Sur place j'apprends qu'afin de faciliter l'écoulement des eaux, les champs sont légèrement surélevés sur un terre plein
(le poivrier, comme le théier, a horreur d'avoir les pieds dans l'eau) et qu'autant que possible l'engrais naturel utilisé contient nombre de végétaux et à l'occasion des déchets de
crabes.
Une chose que je n'ignorais pas et que nous apprend
une petite vidéo à proximité de la salle de tri, c'est que la couleur du poivre évolue selon la maturité des grains. Aussi, concernant poivre noir
s'agit-il de baies parvenues presque à maturité puis séchées au soleil qui rendront des notes florales et saveurs épicées. Le poivre rouge au fruit
arrivé à pleine maturité dont l'écorce devient rouge est trempé, frotté puis confié au soleil. Il donnera des notes puissantes et fruitées, évoquant le caramel, la vanille et le
miel.
Le blanc se caractérise par ses baies arrivée à pleine maturité, débarrassées de leur péricarpe rouge dans l'eau puis séchées au
soleil. Ses saveurs vives et mordantes (sous la dent c'est une éruption). Quand au vert, il s'agit de poivre jeune
qu'on cuisine volontiers avec tout ce qui nous passe par la main, du poulet au crabe. On en trouve pléthore au marché, immergé dans de l'eau salée et conditionné dans des bocaux ou des bouteilles
en plastique, ce qui fait toujours de belles photos ou un joli souvenir à rapporter.
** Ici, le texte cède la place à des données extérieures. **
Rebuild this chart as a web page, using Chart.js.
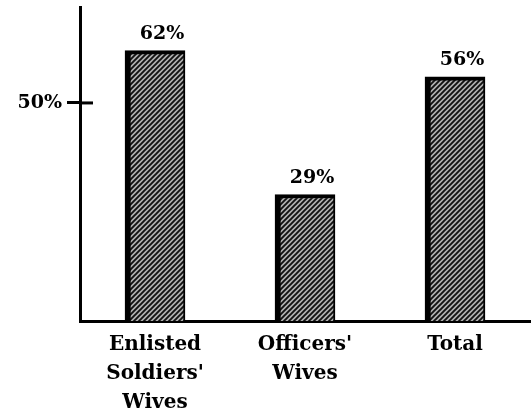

A bicyclette, toujours, on ne rechigne pas à se rendre au marais salins, ce qui fait tout de même une belle trotte mais qui
en vaut la chandelle.
Après, il est toujours temps de rentrer avant le coucher du soleil pour se rafraîchir une dernière dans la rivière sur
laquelle donne Les Manguiers, sans hésitation la meilleure adresse où séjourner sans se ruiner dans les environs de Kampot.